How Baidu Revamped Its Search Display Service: From PHP to Go and Graph Engines

Background

Baidu's search display service is responsible for fetching results from the retrieval system and then performing template selection, real‑time summary supplementation, data adaptation, and rendering to present rich, diverse results to users. Initially built in C, the service later migrated to PHP running on HHVM, but rapid product iteration exposed severe development inefficiencies.
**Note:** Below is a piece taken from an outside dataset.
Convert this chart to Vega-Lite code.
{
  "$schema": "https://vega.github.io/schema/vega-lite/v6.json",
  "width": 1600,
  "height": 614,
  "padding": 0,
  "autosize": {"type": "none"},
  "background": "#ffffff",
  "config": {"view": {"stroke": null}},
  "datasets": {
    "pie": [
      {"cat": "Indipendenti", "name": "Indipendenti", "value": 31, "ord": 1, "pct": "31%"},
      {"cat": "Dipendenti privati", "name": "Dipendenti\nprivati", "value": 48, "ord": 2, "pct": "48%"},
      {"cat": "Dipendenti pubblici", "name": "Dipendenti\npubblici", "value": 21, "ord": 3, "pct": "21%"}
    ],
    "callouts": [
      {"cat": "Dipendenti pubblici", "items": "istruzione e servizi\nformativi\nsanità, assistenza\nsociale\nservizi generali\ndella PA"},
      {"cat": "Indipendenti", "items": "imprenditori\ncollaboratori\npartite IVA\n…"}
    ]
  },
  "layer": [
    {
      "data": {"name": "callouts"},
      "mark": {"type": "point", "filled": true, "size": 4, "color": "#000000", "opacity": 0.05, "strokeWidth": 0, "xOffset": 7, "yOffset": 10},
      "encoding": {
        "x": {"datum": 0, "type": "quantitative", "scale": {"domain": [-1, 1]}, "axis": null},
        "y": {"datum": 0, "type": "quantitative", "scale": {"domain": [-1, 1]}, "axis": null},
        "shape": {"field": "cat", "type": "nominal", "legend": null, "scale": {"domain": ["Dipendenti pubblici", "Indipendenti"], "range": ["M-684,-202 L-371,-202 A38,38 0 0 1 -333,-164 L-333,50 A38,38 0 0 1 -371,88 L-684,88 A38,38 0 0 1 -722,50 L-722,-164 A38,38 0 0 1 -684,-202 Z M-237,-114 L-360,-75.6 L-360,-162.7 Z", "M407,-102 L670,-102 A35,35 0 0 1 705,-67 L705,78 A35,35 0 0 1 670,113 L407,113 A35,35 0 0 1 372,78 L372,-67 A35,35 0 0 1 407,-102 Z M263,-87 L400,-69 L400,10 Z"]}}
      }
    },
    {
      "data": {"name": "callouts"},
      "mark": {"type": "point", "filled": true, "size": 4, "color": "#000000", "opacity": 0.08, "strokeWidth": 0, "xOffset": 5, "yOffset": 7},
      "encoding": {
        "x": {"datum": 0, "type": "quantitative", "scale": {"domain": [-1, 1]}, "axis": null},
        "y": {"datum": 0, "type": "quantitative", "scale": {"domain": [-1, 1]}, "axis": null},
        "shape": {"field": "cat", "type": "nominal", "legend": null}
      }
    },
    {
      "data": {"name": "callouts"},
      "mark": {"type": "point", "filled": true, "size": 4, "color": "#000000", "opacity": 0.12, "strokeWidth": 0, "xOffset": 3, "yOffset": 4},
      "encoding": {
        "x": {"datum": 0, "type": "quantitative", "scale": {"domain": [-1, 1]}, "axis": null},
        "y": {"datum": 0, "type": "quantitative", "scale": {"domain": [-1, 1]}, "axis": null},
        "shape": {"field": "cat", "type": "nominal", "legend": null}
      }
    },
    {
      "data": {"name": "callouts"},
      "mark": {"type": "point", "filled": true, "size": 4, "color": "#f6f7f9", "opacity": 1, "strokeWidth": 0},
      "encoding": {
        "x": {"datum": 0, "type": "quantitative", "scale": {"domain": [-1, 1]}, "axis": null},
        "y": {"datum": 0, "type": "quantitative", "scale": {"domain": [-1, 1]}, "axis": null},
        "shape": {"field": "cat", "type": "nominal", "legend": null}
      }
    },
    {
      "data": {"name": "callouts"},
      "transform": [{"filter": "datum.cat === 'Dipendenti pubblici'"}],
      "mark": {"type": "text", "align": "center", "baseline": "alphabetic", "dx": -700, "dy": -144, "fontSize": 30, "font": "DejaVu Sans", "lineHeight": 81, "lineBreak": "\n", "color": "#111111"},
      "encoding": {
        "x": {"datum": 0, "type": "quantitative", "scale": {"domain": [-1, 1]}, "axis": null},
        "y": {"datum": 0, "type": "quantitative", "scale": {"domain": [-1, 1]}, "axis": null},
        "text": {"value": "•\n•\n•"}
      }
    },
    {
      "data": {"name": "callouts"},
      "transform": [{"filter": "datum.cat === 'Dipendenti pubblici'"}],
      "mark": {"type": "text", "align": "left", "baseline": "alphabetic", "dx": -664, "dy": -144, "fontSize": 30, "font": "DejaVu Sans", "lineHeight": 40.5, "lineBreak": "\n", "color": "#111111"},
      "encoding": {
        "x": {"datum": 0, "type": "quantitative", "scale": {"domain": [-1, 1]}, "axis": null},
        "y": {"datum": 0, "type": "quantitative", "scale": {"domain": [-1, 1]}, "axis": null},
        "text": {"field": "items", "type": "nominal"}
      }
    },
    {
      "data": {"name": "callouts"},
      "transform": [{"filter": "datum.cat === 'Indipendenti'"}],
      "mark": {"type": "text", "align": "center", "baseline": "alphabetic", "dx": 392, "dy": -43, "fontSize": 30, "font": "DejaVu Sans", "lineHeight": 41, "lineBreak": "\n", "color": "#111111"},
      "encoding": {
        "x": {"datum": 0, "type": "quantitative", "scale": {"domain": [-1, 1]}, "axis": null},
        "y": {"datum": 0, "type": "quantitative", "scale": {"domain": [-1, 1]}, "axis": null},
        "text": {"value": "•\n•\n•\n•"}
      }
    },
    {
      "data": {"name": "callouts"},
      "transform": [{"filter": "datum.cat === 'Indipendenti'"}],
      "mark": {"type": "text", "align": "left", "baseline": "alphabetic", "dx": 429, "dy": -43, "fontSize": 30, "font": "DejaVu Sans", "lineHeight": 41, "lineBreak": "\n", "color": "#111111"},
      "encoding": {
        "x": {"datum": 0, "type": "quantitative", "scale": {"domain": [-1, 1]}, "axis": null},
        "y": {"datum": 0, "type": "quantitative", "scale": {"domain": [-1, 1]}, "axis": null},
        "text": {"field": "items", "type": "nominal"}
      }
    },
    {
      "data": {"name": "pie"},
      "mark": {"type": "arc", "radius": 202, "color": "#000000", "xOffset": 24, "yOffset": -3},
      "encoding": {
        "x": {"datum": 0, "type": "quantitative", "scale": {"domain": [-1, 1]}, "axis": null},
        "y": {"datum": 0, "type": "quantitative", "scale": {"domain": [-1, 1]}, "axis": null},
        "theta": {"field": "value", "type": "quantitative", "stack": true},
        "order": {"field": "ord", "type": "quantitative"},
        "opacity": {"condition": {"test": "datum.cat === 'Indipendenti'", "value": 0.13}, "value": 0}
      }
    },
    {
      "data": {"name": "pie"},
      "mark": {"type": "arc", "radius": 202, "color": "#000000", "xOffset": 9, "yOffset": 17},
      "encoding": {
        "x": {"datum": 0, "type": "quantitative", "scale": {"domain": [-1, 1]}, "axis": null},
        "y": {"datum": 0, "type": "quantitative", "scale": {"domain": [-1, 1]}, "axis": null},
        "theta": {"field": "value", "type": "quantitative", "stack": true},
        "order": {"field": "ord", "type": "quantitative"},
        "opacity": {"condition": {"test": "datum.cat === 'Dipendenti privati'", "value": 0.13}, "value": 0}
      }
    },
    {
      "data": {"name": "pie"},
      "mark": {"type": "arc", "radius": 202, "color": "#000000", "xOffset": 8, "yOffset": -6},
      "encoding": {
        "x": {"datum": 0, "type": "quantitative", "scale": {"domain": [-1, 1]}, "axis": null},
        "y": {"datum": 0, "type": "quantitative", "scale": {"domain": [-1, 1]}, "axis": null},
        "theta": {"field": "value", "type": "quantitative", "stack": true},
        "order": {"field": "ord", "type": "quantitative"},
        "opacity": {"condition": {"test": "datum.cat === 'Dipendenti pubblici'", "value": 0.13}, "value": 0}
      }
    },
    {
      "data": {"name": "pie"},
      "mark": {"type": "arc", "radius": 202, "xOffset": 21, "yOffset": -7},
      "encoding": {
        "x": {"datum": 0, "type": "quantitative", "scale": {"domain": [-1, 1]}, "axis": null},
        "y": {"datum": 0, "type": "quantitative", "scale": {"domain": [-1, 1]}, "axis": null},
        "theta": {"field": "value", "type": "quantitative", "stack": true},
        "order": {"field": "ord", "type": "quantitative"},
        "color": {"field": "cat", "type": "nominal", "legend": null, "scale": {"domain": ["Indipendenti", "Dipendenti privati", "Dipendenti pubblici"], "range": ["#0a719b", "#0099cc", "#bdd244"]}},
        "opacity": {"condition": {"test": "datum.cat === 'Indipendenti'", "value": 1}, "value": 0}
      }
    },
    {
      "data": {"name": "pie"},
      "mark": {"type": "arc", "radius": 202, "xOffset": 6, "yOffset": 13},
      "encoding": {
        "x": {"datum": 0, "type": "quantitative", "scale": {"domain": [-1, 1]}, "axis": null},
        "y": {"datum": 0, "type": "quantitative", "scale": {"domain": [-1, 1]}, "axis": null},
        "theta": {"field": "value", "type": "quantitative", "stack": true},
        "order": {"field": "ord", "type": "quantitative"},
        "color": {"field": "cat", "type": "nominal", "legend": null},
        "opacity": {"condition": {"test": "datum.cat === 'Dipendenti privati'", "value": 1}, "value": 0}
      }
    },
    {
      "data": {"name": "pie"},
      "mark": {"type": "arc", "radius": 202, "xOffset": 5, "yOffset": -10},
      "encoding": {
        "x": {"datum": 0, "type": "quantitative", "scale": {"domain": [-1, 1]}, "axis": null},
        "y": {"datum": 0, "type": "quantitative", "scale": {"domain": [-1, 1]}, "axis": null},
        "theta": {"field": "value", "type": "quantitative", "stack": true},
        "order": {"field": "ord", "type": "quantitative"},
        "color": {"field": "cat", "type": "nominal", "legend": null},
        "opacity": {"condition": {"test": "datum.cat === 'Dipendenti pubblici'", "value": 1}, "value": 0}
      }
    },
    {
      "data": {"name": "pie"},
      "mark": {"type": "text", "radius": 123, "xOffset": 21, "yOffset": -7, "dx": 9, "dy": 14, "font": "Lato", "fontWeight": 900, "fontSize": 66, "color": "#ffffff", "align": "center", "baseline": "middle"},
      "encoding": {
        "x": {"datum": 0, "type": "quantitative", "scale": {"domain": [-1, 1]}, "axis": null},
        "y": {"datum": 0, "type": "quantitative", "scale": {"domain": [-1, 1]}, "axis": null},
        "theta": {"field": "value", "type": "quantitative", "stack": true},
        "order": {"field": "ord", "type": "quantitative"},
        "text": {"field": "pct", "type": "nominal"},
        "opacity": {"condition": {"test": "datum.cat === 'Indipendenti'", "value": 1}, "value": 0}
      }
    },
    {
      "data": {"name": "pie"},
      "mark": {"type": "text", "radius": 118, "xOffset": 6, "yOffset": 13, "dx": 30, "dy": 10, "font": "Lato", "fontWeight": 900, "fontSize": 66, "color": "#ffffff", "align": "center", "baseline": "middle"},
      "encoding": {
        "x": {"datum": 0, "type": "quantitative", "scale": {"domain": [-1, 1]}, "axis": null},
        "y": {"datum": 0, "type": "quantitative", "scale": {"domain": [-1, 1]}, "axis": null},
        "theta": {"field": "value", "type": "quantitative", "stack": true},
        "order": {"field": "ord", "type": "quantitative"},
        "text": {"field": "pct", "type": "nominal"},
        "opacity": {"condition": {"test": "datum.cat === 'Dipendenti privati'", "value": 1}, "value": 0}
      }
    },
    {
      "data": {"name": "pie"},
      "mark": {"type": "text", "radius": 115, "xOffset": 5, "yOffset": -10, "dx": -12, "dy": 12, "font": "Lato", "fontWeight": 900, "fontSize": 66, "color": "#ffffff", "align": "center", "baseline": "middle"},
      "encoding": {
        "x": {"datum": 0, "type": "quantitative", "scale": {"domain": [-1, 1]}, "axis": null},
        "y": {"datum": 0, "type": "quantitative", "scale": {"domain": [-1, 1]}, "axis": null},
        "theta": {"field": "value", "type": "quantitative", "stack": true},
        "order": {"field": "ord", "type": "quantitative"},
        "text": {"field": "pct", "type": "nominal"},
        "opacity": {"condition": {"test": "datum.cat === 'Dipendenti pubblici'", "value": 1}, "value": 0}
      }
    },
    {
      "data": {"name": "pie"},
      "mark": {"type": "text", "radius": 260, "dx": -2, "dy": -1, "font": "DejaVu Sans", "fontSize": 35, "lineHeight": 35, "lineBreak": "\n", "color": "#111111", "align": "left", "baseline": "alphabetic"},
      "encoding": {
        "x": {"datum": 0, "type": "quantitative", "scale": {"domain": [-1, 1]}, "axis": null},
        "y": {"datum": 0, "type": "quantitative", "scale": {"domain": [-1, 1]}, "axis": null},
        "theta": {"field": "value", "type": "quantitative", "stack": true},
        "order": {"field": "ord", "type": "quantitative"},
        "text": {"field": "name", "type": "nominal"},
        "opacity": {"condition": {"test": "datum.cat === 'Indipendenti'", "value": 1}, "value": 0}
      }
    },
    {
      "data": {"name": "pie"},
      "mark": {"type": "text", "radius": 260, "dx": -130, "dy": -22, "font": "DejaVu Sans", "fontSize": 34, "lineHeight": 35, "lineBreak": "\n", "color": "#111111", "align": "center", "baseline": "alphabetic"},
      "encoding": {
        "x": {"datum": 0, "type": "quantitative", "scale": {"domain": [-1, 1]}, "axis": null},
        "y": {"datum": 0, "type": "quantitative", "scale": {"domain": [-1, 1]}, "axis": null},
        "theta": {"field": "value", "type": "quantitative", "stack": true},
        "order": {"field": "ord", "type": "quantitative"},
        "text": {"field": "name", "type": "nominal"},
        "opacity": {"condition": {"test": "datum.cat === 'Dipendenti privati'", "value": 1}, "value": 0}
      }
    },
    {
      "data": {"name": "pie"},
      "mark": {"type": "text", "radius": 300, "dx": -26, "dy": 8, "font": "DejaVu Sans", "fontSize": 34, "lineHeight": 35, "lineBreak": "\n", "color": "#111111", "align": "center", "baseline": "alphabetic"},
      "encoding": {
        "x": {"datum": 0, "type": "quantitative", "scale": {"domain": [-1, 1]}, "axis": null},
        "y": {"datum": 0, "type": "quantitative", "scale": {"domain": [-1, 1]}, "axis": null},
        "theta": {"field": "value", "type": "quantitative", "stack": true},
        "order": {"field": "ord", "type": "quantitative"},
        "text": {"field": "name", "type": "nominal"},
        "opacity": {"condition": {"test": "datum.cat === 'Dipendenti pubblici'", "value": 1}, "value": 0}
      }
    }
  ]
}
Today the service involves dozens of product lines and hundreds of engineers, supporting hundreds of fine‑grained display strategies, and faces increasing complexity due to generative AI models.

Key Challenges

High development difficulty : Complex process management and scattered strategy frameworks make simplification and extensibility hard.

Insufficient architecture capability : HHVM is no longer maintained, lacking async/multithread support and streaming, which hampers generative search and stability requirements.

Low reusability : General and vertical search share no reasonable architectural design, causing duplicated development across similar needs.

Solution Overview

The core ideas are to lower development difficulty by introducing an operator‑graph management engine, improve architecture by rewriting the service in Go using Baidu's internal Go Development Platform (GDP), and boost reusability through abstract common operators and shared libraries.

Infrastructure Components

GDP (Go Develop Platform) : An internal Go‑based development framework offering complete RPC server and client capabilities for API, web, and backend services.

ExGraph : Baidu's self‑built graph execution engine that drives the operator DAG.

Datahold : A data manager handling configuration, dictionaries, and other module data, supporting hot‑load, automatic registration, and remote data deployment.

Common lib : Shared libraries such as udai (remote data unified access) and Baidu’s own signature library, governed by unified admission standards to avoid duplicated effort.

Design Details

Operator Model

Graph : A simple description language that lets developers visualize the entire execution flow without external tools.

Operator : Minimal interface that hides implementation details; developers only need to implement the operator interface.

Execution : Supports serial groups, parallel groups, sub‑graphs, conditional operators, switch operators, interrupt, and wait mechanisms to accommodate complex business flows.

Efficiency tools : Code generators and scaffolding utilities accelerate application creation.

Migration Phases

Phase 1 – Architecture Graph Migration to Go

Rate‑limiting, parameter handling, search request, ad request, and HTTP‑header rendering are moved to Go using GDP + ExGraph, while the PHP‑based strategy service continues to handle business‑specific logic. This decouples the relatively stable architecture layer from the frequently changing strategy layer.

Phase 2 – Asynchronous Summary Migration

Async summary supplements real‑time data (e.g., video view counts, likes) that cannot be cached at minute‑level granularity. A side‑car bypass system is introduced to write raw async summary results directly to a bypass store, reducing remote communication overhead and avoiding double serialization between Go and PHP.

Phase 3 – Strategy Migration

Strategy groups 1, 2, 3 are migrated to the Go‑based service in a coordinated manner. Migration can be performed per‑strategy or per‑low‑traffic slice, and new strategies are built directly in Go.

Phase 4 – Full Migration

All async summary, rendering, and post‑processing logic are finally moved to Go. The remaining performance bottleneck is the PHP‑to‑Go serialization step, which would add latency if retained.

Stability Assurance

R&D Guarantees

Data governance, removal of legacy “fly‑line” code, and abstraction of common operators raise code quality. Unit tests, automated pipelines (data‑diff & UI‑diff), and log‑based analysis ensure safe migration.

Testing

Data Diff : Replay online requests and compare key data such as search and ad requests to detect regressions.

UI‑Diff : Pixel‑level diff for thousands of result templates, prioritizing based on traffic volume.

End‑to‑End : Combine automated checks with manual verification of landing‑page redirects, pagination, and ad effects.

Stability Tests : Long‑duration traffic pressure tests simulate production load.

Performance Tests : Flame‑graph analysis and QPS limit testing guide capacity planning.

Release Guarantees

Pre‑release resource and latency estimation, monitoring, alerting, degradation strategies, internal testing, and gradual rollout with small‑traffic exposure ensure a stable launch.